_What to produce_. Copy out each line of the material in which the word "that" appears.

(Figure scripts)
###

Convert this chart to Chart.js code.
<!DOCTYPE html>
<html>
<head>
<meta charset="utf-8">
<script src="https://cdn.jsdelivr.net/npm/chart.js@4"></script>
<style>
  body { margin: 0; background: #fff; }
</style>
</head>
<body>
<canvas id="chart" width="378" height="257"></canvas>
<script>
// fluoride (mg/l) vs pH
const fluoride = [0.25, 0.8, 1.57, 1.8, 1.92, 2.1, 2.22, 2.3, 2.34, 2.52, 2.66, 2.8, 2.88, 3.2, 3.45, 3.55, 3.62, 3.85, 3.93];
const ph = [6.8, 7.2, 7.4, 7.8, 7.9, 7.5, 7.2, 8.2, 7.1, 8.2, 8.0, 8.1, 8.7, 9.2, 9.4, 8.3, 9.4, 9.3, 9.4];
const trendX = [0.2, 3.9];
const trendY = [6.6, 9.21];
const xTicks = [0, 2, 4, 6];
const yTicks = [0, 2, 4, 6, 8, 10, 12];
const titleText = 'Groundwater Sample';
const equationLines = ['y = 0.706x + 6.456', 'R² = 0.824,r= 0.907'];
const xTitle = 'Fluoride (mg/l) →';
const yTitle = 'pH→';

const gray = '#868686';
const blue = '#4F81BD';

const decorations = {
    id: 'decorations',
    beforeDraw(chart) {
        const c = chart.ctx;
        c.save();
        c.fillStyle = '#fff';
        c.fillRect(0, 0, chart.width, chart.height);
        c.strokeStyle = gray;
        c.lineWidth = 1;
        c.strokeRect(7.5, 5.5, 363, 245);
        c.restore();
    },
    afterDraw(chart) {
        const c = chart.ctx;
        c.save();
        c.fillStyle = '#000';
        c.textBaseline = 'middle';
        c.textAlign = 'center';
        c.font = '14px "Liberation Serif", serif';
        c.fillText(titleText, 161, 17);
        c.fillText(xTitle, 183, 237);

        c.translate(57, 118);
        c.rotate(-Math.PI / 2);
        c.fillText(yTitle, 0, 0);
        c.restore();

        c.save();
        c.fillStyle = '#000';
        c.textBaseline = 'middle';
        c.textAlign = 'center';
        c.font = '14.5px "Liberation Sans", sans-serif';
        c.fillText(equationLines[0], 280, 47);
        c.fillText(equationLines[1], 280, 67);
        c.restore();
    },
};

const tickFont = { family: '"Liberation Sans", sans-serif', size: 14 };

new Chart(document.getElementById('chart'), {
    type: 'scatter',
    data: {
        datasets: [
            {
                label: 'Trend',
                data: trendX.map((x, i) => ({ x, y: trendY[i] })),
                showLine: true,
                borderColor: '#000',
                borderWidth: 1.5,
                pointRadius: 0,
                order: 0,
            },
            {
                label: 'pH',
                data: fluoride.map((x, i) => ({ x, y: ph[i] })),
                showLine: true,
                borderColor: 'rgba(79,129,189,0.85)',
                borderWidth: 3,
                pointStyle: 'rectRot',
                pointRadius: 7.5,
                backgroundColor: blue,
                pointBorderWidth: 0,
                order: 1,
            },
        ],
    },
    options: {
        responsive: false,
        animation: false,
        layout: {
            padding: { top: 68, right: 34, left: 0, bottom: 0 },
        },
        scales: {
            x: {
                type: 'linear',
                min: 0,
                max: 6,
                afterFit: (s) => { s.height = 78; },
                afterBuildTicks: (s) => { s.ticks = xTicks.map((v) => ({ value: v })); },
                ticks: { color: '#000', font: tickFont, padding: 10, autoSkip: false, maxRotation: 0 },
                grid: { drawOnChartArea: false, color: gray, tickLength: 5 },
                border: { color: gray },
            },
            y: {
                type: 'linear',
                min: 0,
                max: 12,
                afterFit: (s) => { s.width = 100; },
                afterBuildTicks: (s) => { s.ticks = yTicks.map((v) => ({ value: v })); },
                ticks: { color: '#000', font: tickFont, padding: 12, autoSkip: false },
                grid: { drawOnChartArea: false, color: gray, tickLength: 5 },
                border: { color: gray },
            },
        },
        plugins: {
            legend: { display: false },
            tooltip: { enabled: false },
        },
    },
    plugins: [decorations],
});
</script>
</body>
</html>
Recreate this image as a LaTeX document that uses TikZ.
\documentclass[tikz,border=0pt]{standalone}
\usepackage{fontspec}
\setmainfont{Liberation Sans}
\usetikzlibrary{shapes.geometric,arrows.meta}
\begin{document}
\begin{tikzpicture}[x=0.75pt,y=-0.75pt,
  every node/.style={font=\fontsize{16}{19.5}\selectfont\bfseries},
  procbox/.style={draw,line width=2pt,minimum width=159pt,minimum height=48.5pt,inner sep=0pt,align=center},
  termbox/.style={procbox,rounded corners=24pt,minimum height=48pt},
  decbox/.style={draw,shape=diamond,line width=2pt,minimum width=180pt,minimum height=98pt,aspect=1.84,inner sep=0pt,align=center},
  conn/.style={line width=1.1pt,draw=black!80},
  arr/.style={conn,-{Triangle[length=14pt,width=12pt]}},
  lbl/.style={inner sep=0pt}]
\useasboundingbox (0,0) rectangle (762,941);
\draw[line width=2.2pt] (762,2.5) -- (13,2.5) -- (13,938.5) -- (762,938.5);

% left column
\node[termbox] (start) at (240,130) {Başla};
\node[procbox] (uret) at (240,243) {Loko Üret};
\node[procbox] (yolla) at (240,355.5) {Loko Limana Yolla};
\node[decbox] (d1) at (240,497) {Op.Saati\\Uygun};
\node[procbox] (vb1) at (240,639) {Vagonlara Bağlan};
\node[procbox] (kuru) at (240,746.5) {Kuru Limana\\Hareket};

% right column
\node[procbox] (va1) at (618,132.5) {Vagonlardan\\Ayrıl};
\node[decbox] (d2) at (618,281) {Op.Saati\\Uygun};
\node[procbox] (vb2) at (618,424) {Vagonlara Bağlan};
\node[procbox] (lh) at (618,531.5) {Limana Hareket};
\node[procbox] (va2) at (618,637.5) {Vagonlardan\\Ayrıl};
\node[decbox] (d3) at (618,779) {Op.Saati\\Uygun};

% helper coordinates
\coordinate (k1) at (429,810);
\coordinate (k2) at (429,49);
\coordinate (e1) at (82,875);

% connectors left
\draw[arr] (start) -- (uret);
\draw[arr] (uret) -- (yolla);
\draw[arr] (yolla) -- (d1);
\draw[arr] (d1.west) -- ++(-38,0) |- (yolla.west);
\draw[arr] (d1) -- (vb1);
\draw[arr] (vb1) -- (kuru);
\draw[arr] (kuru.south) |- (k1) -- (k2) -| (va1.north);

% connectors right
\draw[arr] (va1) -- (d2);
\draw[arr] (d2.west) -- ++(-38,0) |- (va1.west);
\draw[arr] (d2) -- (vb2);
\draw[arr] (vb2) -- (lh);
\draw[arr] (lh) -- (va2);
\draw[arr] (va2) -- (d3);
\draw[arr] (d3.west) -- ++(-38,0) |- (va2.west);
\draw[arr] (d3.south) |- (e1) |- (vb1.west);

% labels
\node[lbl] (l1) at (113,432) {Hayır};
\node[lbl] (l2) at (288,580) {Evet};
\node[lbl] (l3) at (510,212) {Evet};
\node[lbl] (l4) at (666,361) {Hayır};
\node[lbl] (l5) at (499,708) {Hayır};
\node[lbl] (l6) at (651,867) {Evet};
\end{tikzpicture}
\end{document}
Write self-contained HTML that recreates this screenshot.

###

_Answer to this exercise_.
Recreate this image as a LaTeX document that uses TikZ.
Write self-contained HTML that recreates this screenshot.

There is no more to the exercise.